Expression regulated by
Comment
Ovarian localization
Granulosa, Luteal cells, Surface epithelium
Comment
Kyung-Chul Choi, et al reported the
Expression and Antiproliferative Effect of a Second Form of
Gonadotropin-Releasing Hormone in Normal and Neoplastic Ovarian
Surface Epithelial Cells .
The authors demonstrated that in addition to the GnRH receptor (GnRH-R),
GnRH-II mRNA is expressed in normal OSE, immortalized OSE (IOSE) cells, primary cultures of ovarian tumors and
ovarian cancer cell lines.
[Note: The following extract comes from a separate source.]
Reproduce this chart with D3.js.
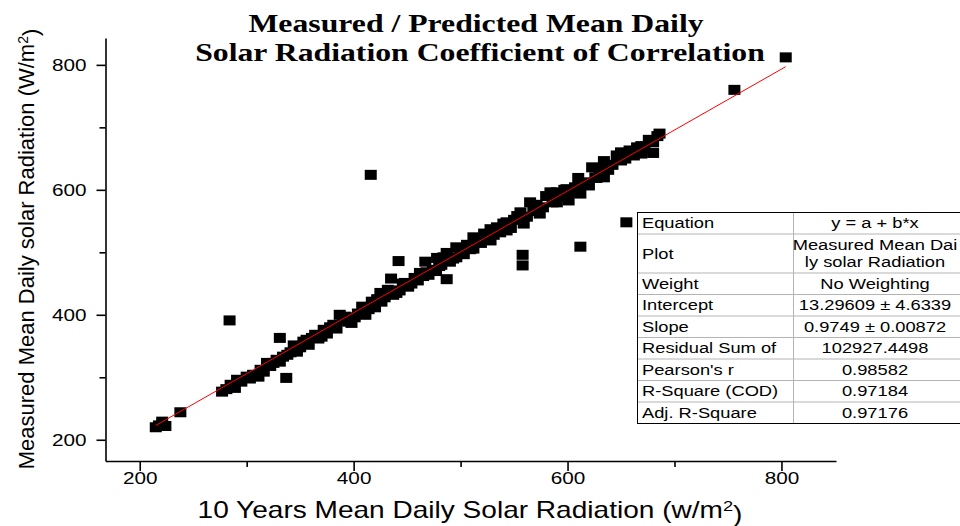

Treatments with increasing doses (10-9-10-7 M) of GnRH-I and -II resulted in a
growth-inhibition in both non-tumorigenic IOSE-29 and tumorigenic IOSE-29EC cells. These results indicate for the
first time the expression and potential anti-proliferative effect of GnRH-II, suggesting that GnRH-II, similar to GnRH-I,
may have a growth-regulatory effect in normal and neoplastic OSE cells.
Follicle stages
Preovulatory, Corpus luteum
Comment
Immunolocalization of Gonadotropin-Releasing Hormone (GnRH)-I, GnRH-II, and Type-I GnRH Receptor during Follicular Development in the Human Ovary. Choi JH et al. Context: Gonadotropin releasing hormone (GnRH) and its receptor have been detected, at the mRNA level, in different ovarian cell types, implicating an autocrine role of the GnRH system in the human ovary. However, the expression, at the protein level, of GnRH and its receptor in specific cell types during follicular development has not been documented in humans. Objective: We evaluated the immunohistochemical expression of GnRH-I (the classical form of mammalian GnRH), GnRH-II (the novel isoform) and the type-I GnRH receptor (GnRHR) that is known to bind both forms of GnRH, in ovaries of pre-menopausal women. Main Outcome Measures: Immunohistochemistry, immunofluorescence, immunoblot assay and real-time RT-PCR were performed. Results: GnRH-I, GnRH-II and GnRHR were not immunostained in the follicles from the primordial to the early antral stage. In preovulatory follicles, both forms of GnRH and their common receptor were localized predominantly to the granulosa cell layer, whereas the theca interna layer was weakly positive. In the corpus luteum, significant levels of GnRH-I, GnRH-II as well as GnRHR were observed in granulosa luteal cells, but not in theca luteal cells. Both GnRH isoforms and the type-I GnRHR were localized also to the ovarian surface epithelium (OSE) from which over 85% of ovarian cancer are thought to be derived. Conclusion: The expression of GnRH-I, GnRH-II and GnRHR protein in the human ovary is temporally and spatially specific, and further support the physiological role of an autocrine regulatory system involving GnRH-I, GnRH-II and GnRHR in follicular development and corpus luteal function.